LISTING:
/---
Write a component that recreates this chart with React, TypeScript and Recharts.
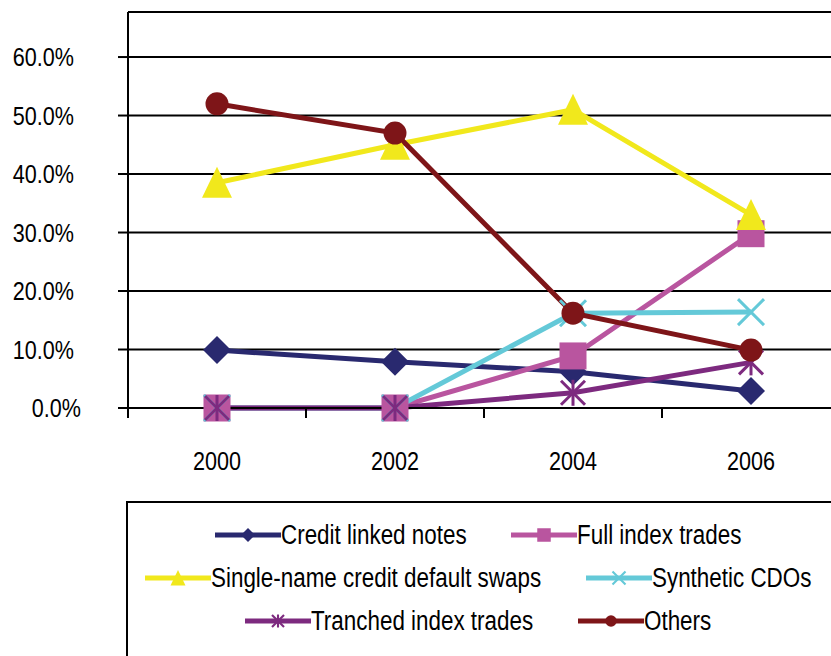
\---
/---
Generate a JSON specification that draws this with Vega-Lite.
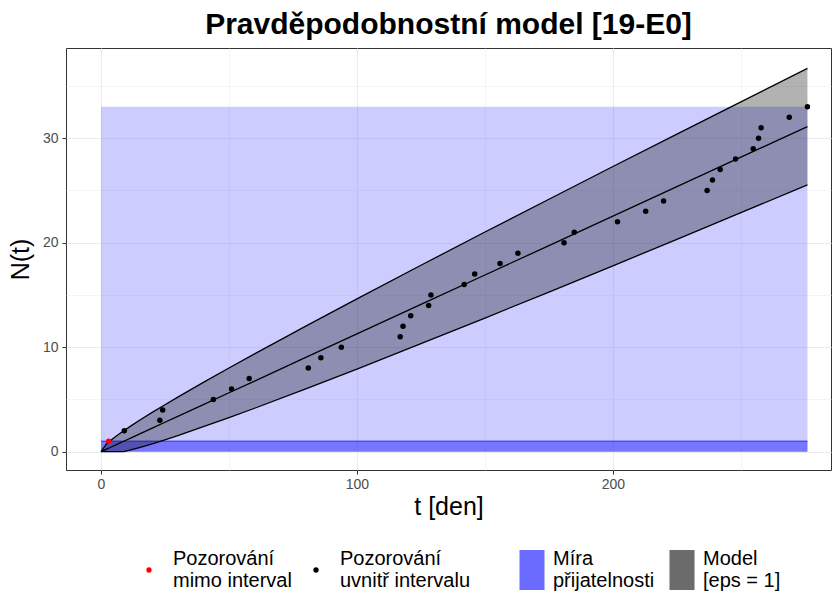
\---
/---
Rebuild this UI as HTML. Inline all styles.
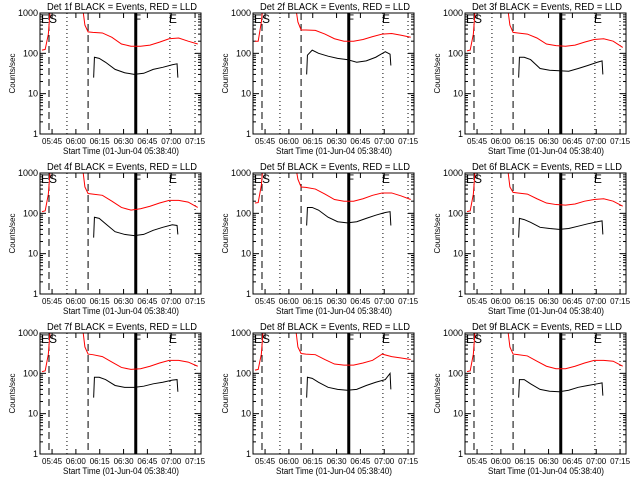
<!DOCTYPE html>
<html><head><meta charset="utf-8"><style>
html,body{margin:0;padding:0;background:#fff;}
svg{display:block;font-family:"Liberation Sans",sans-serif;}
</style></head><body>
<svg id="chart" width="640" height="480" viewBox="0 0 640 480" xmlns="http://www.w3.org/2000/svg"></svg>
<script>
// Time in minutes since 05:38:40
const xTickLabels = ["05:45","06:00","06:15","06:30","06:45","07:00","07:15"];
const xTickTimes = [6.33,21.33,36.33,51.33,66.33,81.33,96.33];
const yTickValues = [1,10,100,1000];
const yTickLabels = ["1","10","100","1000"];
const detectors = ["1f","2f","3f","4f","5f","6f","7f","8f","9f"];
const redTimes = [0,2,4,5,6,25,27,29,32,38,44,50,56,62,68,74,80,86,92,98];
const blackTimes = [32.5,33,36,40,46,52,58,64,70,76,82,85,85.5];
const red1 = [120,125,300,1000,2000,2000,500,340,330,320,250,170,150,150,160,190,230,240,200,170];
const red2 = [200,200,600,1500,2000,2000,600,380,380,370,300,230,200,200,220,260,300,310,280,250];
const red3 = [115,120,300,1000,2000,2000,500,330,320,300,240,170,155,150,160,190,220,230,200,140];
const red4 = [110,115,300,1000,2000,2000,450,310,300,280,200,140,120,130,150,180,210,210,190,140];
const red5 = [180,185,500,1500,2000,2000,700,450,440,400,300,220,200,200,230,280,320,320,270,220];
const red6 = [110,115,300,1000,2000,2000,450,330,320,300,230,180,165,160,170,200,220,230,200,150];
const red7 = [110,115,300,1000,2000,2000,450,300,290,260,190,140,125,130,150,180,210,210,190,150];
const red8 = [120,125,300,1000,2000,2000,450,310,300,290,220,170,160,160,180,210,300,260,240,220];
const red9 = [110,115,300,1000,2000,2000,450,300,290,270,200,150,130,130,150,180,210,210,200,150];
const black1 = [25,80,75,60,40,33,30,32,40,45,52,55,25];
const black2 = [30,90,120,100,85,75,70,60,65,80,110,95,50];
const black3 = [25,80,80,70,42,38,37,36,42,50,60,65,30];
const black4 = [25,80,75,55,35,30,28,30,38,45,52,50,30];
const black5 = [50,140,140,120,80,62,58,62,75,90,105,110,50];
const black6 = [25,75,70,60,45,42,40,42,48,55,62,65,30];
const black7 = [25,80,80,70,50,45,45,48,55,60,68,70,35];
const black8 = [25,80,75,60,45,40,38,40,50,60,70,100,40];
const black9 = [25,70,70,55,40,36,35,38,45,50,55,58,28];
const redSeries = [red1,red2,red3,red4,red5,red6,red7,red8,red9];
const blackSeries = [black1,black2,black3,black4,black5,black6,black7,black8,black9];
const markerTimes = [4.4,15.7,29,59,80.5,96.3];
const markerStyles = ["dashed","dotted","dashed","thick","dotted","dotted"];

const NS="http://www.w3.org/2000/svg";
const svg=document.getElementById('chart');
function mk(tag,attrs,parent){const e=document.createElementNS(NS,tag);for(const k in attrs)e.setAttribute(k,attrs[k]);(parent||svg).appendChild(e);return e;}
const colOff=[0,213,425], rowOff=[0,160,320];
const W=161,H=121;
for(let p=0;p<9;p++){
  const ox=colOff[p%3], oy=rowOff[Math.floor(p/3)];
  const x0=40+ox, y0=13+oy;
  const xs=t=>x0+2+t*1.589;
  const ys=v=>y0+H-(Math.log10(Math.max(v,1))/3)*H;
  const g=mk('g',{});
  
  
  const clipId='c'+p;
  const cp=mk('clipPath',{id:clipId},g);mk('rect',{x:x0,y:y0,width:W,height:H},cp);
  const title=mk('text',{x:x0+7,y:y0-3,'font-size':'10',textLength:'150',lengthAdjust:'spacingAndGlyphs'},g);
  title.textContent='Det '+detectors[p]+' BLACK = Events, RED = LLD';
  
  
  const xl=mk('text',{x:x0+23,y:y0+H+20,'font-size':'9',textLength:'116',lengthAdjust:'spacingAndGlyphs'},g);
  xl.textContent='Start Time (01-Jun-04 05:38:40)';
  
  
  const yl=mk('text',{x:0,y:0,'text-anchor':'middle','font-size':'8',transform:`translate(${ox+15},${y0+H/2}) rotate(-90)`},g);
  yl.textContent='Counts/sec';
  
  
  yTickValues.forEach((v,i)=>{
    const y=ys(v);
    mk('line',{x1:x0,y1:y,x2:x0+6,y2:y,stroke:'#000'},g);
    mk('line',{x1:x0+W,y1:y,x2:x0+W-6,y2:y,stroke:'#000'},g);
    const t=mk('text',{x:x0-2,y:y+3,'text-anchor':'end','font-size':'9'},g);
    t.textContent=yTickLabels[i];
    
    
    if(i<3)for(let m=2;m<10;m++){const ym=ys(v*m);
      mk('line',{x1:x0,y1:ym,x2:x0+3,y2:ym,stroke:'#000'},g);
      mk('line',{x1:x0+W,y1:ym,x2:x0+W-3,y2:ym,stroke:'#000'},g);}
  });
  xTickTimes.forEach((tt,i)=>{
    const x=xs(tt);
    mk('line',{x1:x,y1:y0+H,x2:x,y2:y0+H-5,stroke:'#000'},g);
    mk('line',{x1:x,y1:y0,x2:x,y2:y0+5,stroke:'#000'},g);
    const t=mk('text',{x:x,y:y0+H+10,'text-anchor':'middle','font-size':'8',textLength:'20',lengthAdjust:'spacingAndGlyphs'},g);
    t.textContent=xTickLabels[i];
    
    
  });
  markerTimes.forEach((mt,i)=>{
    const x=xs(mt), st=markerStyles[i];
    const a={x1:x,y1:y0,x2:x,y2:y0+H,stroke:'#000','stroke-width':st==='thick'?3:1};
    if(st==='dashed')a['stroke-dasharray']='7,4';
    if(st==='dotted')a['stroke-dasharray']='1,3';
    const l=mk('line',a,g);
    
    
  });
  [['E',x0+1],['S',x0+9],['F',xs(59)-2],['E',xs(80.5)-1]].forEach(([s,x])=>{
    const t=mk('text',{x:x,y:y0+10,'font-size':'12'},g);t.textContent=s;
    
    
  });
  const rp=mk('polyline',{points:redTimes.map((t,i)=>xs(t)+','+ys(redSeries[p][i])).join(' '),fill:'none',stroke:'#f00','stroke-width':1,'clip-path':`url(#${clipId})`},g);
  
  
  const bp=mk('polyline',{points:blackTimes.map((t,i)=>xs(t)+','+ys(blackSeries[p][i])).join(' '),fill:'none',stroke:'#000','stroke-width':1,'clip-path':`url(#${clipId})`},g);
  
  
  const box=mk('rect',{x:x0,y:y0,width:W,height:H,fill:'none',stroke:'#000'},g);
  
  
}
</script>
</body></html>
\---
TO DO: Go through the entries above and pull out each line with "chart" in it.

ANSWER TO THIS TASK:
Write a component that recreates this chart with React, TypeScript and Recharts.
<svg id="chart" width="640" height="480" viewBox="0 0 640 480" xmlns="http://www.w3.org/2000/svg"></svg>
const svg=document.getElementById('chart');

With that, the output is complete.